The United Methodist Women of Great Bend will combat human trafficking on Super Bowl Sunday by joining the “Intercept the Traffickers” photo campaign.
LaVonne Gerritzen at First United Methodist Church said members of the church’s UMW Executive Board recently formed a huddle for a photographic reminder of the nationwide campaign. “Locally, we are putting a flier in the bulletin the Sunday of the Super Bowl, along with a spot on our bulletin overhead projector,” she said. “I personally spread the word when I visit other area Methodist churches — and as the Social Action Coordinator for the Hutchinson District of UMW — 50-plus churches — I have spread the word about the action of ‘huddling’ to stop human trafficking.”

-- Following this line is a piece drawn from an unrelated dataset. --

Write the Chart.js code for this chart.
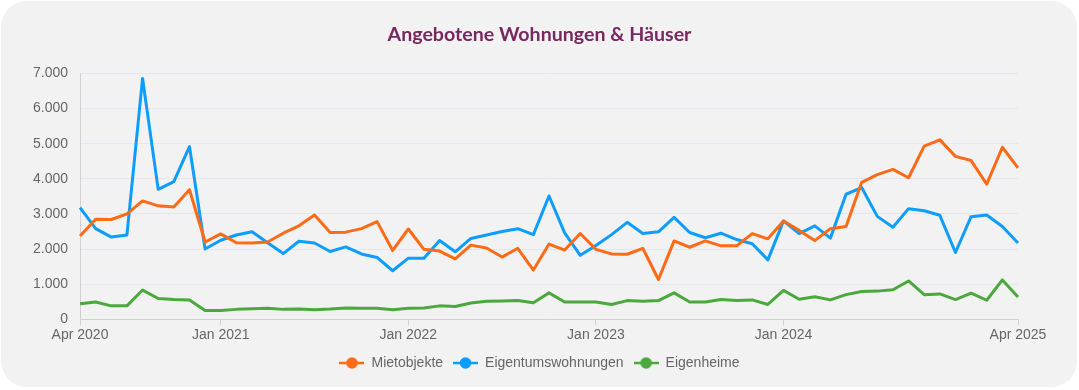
<!DOCTYPE html>
<html lang="de">
<head>
<meta charset="utf-8">
<title>Angebotene Wohnungen & Häuser</title>
<script src="https://cdn.jsdelivr.net/npm/chart.js@4.4.1/dist/chart.umd.min.js"></script>
<style>
  html, body { margin: 0; padding: 0; background: #fff; }
  .wrap { position: relative; width: 1079px; height: 390px; }
  .card { position: absolute; left: 1px; top: 1px; width: 1076px; height: 386px; background: #f2f2f2; border-radius: 26px; }
  canvas { position: absolute; left: 0; top: 0; }
</style>
</head>
<body>
<div class="wrap">
  <div class="card"></div>
  <canvas id="angeboteChart" width="1079" height="390"></canvas>
</div>
<script>
const months = [
  'Apr 2020', 'Mai 2020', 'Jun 2020', 'Jul 2020', 'Aug 2020', 'Sep 2020', 'Okt 2020', 'Nov 2020', 'Dez 2020',
  'Jan 2021', 'Feb 2021', 'Mär 2021', 'Apr 2021', 'Mai 2021', 'Jun 2021', 'Jul 2021', 'Aug 2021', 'Sep 2021', 'Okt 2021', 'Nov 2021', 'Dez 2021',
  'Jan 2022', 'Feb 2022', 'Mär 2022', 'Apr 2022', 'Mai 2022', 'Jun 2022', 'Jul 2022', 'Aug 2022', 'Sep 2022', 'Okt 2022', 'Nov 2022', 'Dez 2022',
  'Jan 2023', 'Feb 2023', 'Mär 2023', 'Apr 2023', 'Mai 2023', 'Jun 2023', 'Jul 2023', 'Aug 2023', 'Sep 2023', 'Okt 2023', 'Nov 2023', 'Dez 2023',
  'Jan 2024', 'Feb 2024', 'Mär 2024', 'Apr 2024', 'Mai 2024', 'Jun 2024', 'Jul 2024', 'Aug 2024', 'Sep 2024', 'Okt 2024', 'Nov 2024', 'Dez 2024',
  'Jan 2025', 'Feb 2025', 'Mär 2025', 'Apr 2025'
];
const shownTicks = ['Apr 2020', 'Jan 2021', 'Jan 2022', 'Jan 2023', 'Jan 2024', 'Apr 2025'];

const mietobjekte = [
  2370, 2850, 2840, 3000, 3370, 3230, 3200, 3690, 2200,
  2430, 2180, 2170, 2200, 2450, 2660, 2970, 2470, 2480, 2580, 2780, 1960,
  2570, 1990, 1940, 1720, 2110, 2030, 1770, 2020, 1400, 2140, 1970, 2440,
  1990, 1860, 1850, 2020, 1130, 2230, 2050, 2230, 2090, 2090, 2440, 2290,
  2800, 2530, 2240, 2580, 2640, 3900, 4120, 4270, 4030, 4930, 5110, 4640,
  4520, 3850, 4900, 4310
];
const eigentumswohnungen = [
  3180, 2580, 2340, 2400, 6860, 3700, 3920, 4920, 2000,
  2250, 2400, 2490, 2180, 1870, 2220, 2170, 1930, 2060, 1860, 1760, 1380,
  1740, 1740, 2240, 1920, 2300, 2400, 2500, 2580, 2410, 3510, 2460, 1820,
  2100, 2410, 2760, 2440, 2490, 2900, 2470, 2320, 2450, 2270, 2150, 1690,
  2800, 2440, 2660, 2310, 3560, 3750, 2930, 2620, 3150, 3090, 2960, 1900,
  2920, 2970, 2640, 2170
];
const eigenheime = [
  440, 490, 380, 380, 830, 590, 560, 550, 250,
  250, 280, 300, 310, 280, 290, 270, 290, 320, 310, 310, 270,
  310, 320, 380, 360, 460, 510, 520, 530, 470, 750, 490, 490,
  490, 420, 530, 510, 530, 750, 490, 490, 560, 530, 550, 420,
  820, 570, 640, 550, 700, 790, 800, 840, 1090, 700, 720, 560,
  740, 540, 1120, 630
];

// legend marker: short line with a dot in the middle
function legendIcon(color) {
    const c = document.createElement('canvas');
    c.width = 25;
    c.height = 14;
    const g = c.getContext('2d');
    g.strokeStyle = color;
    g.lineWidth = 2.5;
    g.beginPath();
    g.moveTo(0, 7);
    g.lineTo(25, 7);
    g.stroke();
    g.fillStyle = color;
    g.beginPath();
    g.arc(12.5, 7, 5.8, 0, Math.PI * 2);
    g.fill();
    return c;
}

function dePunkt(v) {
    return String(v).replace(/\B(?=(\d{3})+(?!\d))/g, '.');
}

function series(label, data, color) {
    return {
        label: label,
        data: data,
        borderColor: color,
        backgroundColor: color,
        borderWidth: 3,
        borderJoinStyle: 'round',
        pointRadius: 0,
        pointHoverRadius: 0,
        pointStyle: legendIcon(color),
        tension: 0,
        fill: false
    };
}

Chart.defaults.font.family = "'Liberation Sans', Arial, sans-serif";
Chart.defaults.font.size = 14;
Chart.defaults.color = '#666';

new Chart(document.getElementById('angeboteChart').getContext('2d'), {
    type: 'line',
    data: {
        labels: months,
        datasets: [
            series('Mietobjekte', mietobjekte, '#ff6a17'),
            series('Eigentumswohnungen', eigentumswohnungen, '#0c9dfd'),
            series('Eigenheime', eigenheime, '#4aa83c')
        ]
    },
    options: {
        responsive: false,
        animation: false,
        layout: { padding: { top: 13, left: 21, right: 21, bottom: 10 } },
        plugins: {
            title: {
                display: true,
                text: 'Angebotene Wohnungen & Häuser',
                color: '#7a2660',
                font: { family: 'Lato', size: 19.6, weight: 'bold' },
                padding: { top: 10, bottom: 27 }
            },
            legend: {
                position: 'bottom',
                labels: {
                    usePointStyle: true,
                    pointStyleWidth: 25,
                    padding: 10,
                    color: '#666',
                    font: { size: 14 }
                }
            },
            tooltip: { enabled: false }
        },
        scales: {
            x: {
                grid: { drawOnChartArea: false, drawTicks: true, tickLength: 6, color: '#d0d0d0' },
                border: { color: '#d0d0d0' },
                ticks: {
                    autoSkip: false,
                    maxRotation: 0,
                    padding: 2,
                    callback: function (value, index) {
                        return shownTicks.includes(months[index]) ? months[index] : null;
                    }
                }
            },
            y: {
                min: 0,
                max: 7000,
                grid: { color: '#e3e7ee', drawTicks: false },
                border: { color: '#d0d0d0' },
                ticks: { stepSize: 1000, padding: 12, callback: v => dePunkt(v) }
            },
            yR: {
                position: 'right',
                grid: { display: false, drawTicks: false },
                border: { display: false },
                ticks: { display: false },
                afterFit: function (scale) { scale.width = 40; }
            }
        }
    }
});
</script>
</body>
</html>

On Feb. 1, 2015, many Americans will watch Super Bowl XLIX, the largest sporting event in the United States. The Super Bowl will be held at University of Phoenix Stadium in Glendale, Arizona. Although big sporting and entertainment events are not proven to cause human trafficking, such events intensify the space in which such crimes can occur.
According to promoters of the campaign:
Thousands will travel to the Phoenix area to take part in Super Bowl festivities. Among the travelers will be those arriving in Arizona by force, fraud or coercion — they will not be there of their own free will but as victims of human trafficking.

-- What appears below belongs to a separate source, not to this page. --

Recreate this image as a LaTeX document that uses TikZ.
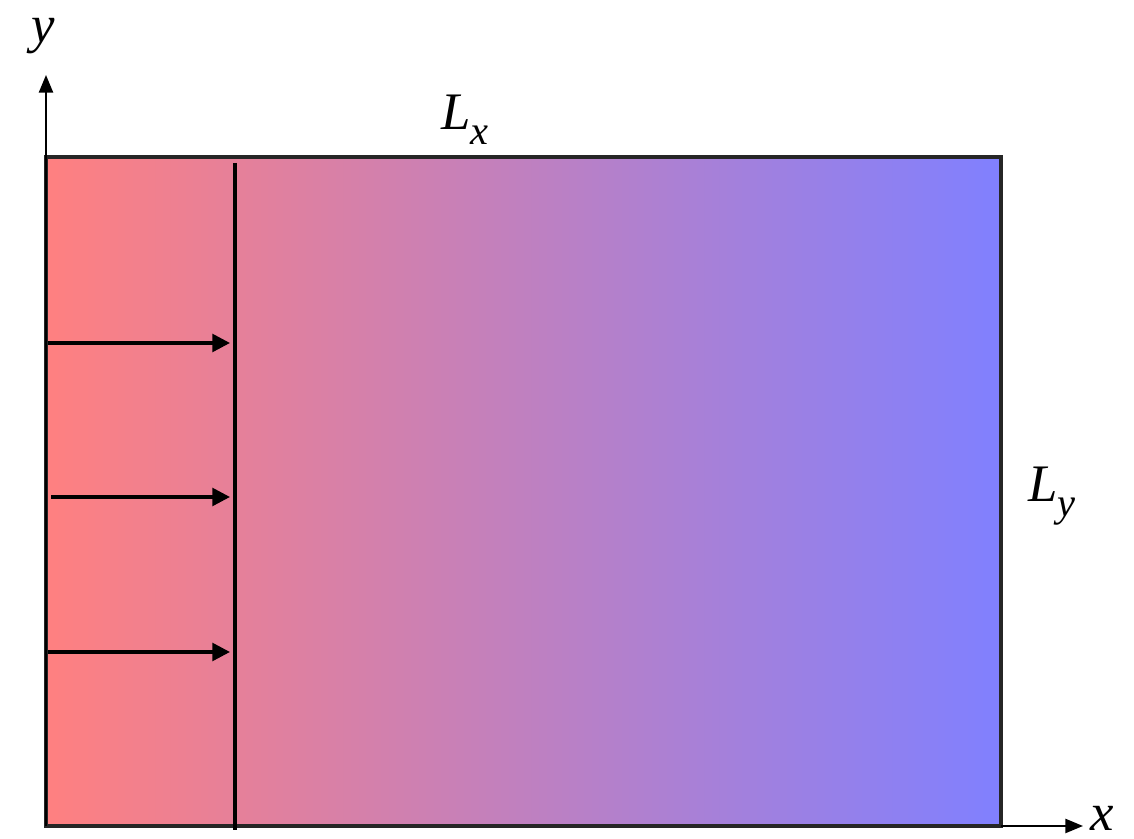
\documentclass[tikz,border=0pt]{standalone}
\usepackage{fontspec}
\setmainfont{Liberation Serif}
\usetikzlibrary{arrows.meta, positioning, calc}
\definecolor{hotside}{RGB}{255,128,128}
\definecolor{coldside}{RGB}{128,128,255}
\tikzset{
  % Axis lines with triangle heads
  axisline/.style={-{Triangle[length=10pt, width=8pt]}, line width=1.1pt, black},
  % Inflow arrows
  flowarrow/.style={-{Triangle[length=10pt, width=10pt]}, line width=2pt, black},
  frontline/.style={line width=2.4pt, black},
  varlabel/.style={font=\fontsize{30}{36}\selectfont\itshape, inner sep=0pt}
}
\newcommand{\varsub}[2]{#1\raisebox{-0.28em}{\fontsize{23}{26}\selectfont #2}}

\begin{document}
\begin{tikzpicture}
  \useasboundingbox (0,0) rectangle (22.68,16.78);

  % Domain with temperature shading
  \shade[left color=hotside, right color=coldside] (0.92,0.26) rectangle (20.02,13.64);
  \draw[line width=1.8pt, black!85] (0.92,0.26) rectangle (20.02,13.64);

  % Axes
  \coordinate (origin) at (0.92,0.26);
  \coordinate (ytip) at (0.92,15.28);
  \coordinate (xtip) at (21.66,0.26);
  \draw[axisline] (origin) -- (ytip);
  \draw[axisline] (20.02,0.26) -- (xtip);
  \node[varlabel] (ylab) at (0.86,16.05) {y};
  \node[varlabel] (xlab) at (22.05,0.42) {x};

  % Dimension labels
  \node[varlabel] (lx) at (9.3,14.38) {\varsub{L}{x}};
  \node[varlabel] (ly) at (21.04,6.86) {\varsub{L}{y}};

  % Front
  \coordinate (ftop) at (4.7,13.52);
  \coordinate (fbot) at (4.7,0.18);
  \draw[frontline] (ftop) -- (fbot);

  % Inflow arrows
  \foreach \i/\yy/\xs in {1/9.92/0.96, 2/6.84/1.02, 3/3.74/0.96} {
    \coordinate (in\i) at (\xs,\yy);
    \coordinate (hit\i) at (4.6,\yy);
    \draw[flowarrow] (in\i) -- (hit\i);
  }
\end{tikzpicture}
\end{document}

The Super Bowl ranks second only to Thanksgiving as the day on which Americans consume the most food, and some of those who are trafficked will be serving food in restaurants or at catered parties related to the Super Bowl. Others will clean hotel rooms, wash dishes, tidy nail salons, deliver dry cleaning or wash windows. Some will be trafficked as sex workers for “escort” services or in men-only clubs.
Campaign participants plan to form a virtual circle of United Methodist Women “huddling” around Arizona stadium.
“In sports, the huddle is a way for team members to check in with each other, exchange information, and agree on strategy and actions. The huddle is a place of intense and purposeful focus. So let us huddle. Let us get up close, put our heads (and hearts) together, let’s name human trafficking as the crime that it is. Let us commit ourselves to acts of prevention and protection, so that those who are victimized can move from trauma to thriving. Let’s huddle to pass laws that prosecute the traffickers, not the victimized. Let’s huddle together to bear witness to the strength of survivors and to partner in their journey to wholeness.”
It would take approximately 900 people standing hand-in-hand to surround the University of Phoenix stadium. The 800,000 members of United Methodist Women can circle the stadium nearly 10,000 times.